◆ PROVIDED MATERIAL
** BEGIN **
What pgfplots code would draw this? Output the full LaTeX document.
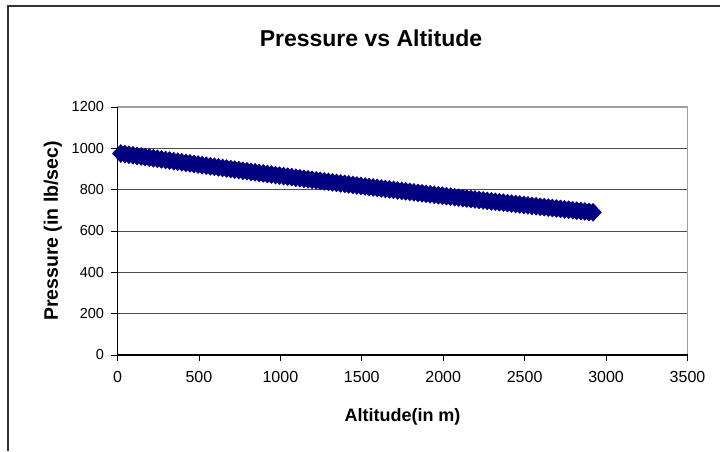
\documentclass[border=0pt]{standalone}
\usepackage{pgfplots}
\pgfplotsset{compat=1.18}
\usepackage{fontspec}
\setmainfont{Liberation Sans}
\definecolor{navy}{RGB}{0,0,128}

\begin{document}
\begin{tikzpicture}[x=1pt,y=1pt]
\path[use as bounding box] (0,0) rectangle (720,451);
% chart frame
\draw[black!80, line width=1.5pt] (8,0) -- (8,445) -- (721,445);
\node[font=\bfseries\fontsize{23}{27}\selectfont] at (371,413) {Pressure vs Altitude};

\begin{axis}[
    at={(117.5pt,96pt)},
    anchor=south west,
    scale only axis,
    width=570pt,
    height=248pt,
    xmin=0, xmax=3500,
    ymin=0, ymax=1200,
    xtick={0,500,...,3500},
    ytick={0,200,...,1200},
    xtick pos=left, ytick pos=left,
    tick align=outside,
    major tick length=6pt,
    tick style={black, line width=0.8pt},
    axis line style={gray!75, line width=1.6pt},
    ymajorgrids=true,
    grid style={black!70, line width=0.9pt},
    xticklabel style={font=\fontsize{16}{19}\selectfont, yshift=-7pt},
    yticklabel style={font=\fontsize{14.5}{17}\selectfont, xshift=-4pt},
    /pgf/number format/assume math mode=true,
    /pgf/number format/1000 sep={},
    xlabel={Altitude(in m)},
    ylabel={Pressure (in lb/sec)},
    xlabel style={font=\bfseries\fontsize{18}{21}\selectfont, yshift=-19pt},
    ylabel style={font=\bfseries\fontsize{19.5}{23}\selectfont, yshift=3pt},
    clip=false,
]
% altitude (m), pressure
\addplot[only marks, mark=diamond*, mark size=9pt,
         mark options={xscale=1.25, navy, fill=navy}] coordinates {
(20,975.0) (45,972.1) (70,969.2) (95,966.4) (120,963.5) (145,960.7)
(170,957.8) (195,955.0) (220,952.1) (245,949.3) (270,946.4) (295,943.6)
(320,940.8) (345,938.0) (370,935.2) (395,932.5) (420,929.7) (445,927.0)
(470,924.2) (495,921.5) (520,918.7) (545,916.0) (570,913.2) (595,910.5)
(620,907.7) (645,905.1) (670,902.4) (695,899.7) (720,897.0) (745,894.4)
(770,891.7) (795,889.1) (820,886.4) (845,883.8) (870,881.1) (895,878.5)
(920,875.9) (945,873.3) (970,870.7) (995,868.1) (1020,865.5) (1045,863.0)
(1070,860.4) (1095,857.9) (1120,855.3) (1145,852.8) (1170,850.2) (1195,847.7)
(1220,845.2) (1245,842.7) (1270,840.2) (1295,837.7) (1320,835.2) (1345,832.7)
(1370,830.2) (1395,827.8) (1420,825.3) (1445,822.9) (1470,820.4) (1495,818.0)
(1520,815.5) (1545,813.1) (1570,810.7) (1595,808.3) (1620,805.9) (1645,803.5)
(1670,801.1) (1695,798.7) (1720,796.3) (1745,794.0) (1770,791.6) (1795,789.3)
(1820,786.9) (1845,784.6) (1870,782.2) (1895,779.9) (1920,777.6) (1945,775.3)
(1970,773.0) (1995,770.7) (2020,768.4) (2045,766.1) (2070,763.8) (2095,761.6)
(2120,759.3) (2145,757.1) (2170,754.8) (2195,752.6) (2220,750.3) (2245,748.1)
(2270,745.8) (2295,743.6) (2320,741.4) (2345,739.2) (2370,737.0) (2395,734.8)
(2420,732.6) (2445,730.5) (2470,728.3) (2495,726.2) (2520,724.0) (2545,721.9)
(2570,719.7) (2595,717.6) (2620,715.4) (2645,713.3) (2670,711.2) (2695,709.1)
(2720,707.0) (2745,704.9) (2770,702.8) (2795,700.7) (2820,698.6) (2845,696.6)
(2870,694.5) (2895,692.5) (2920,690.4)
};
\draw[black, line width=1.4pt] (rel axis cs:0,1) -- (rel axis cs:0,0) -- (rel axis cs:1,0);
\end{axis}
\end{tikzpicture}
\end{document}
** END **
◆ WHAT IS NEEDED
Scan the material above. Return every line containing the string "draw".

◆ PROBLEM SOLUTION
What pgfplots code would draw this? Output the full LaTeX document.
\draw[black!80, line width=1.5pt] (8,0) -- (8,445) -- (721,445);
\draw[black, line width=1.4pt] (rel axis cs:0,1) -- (rel axis cs:0,0) -- (rel axis cs:1,0);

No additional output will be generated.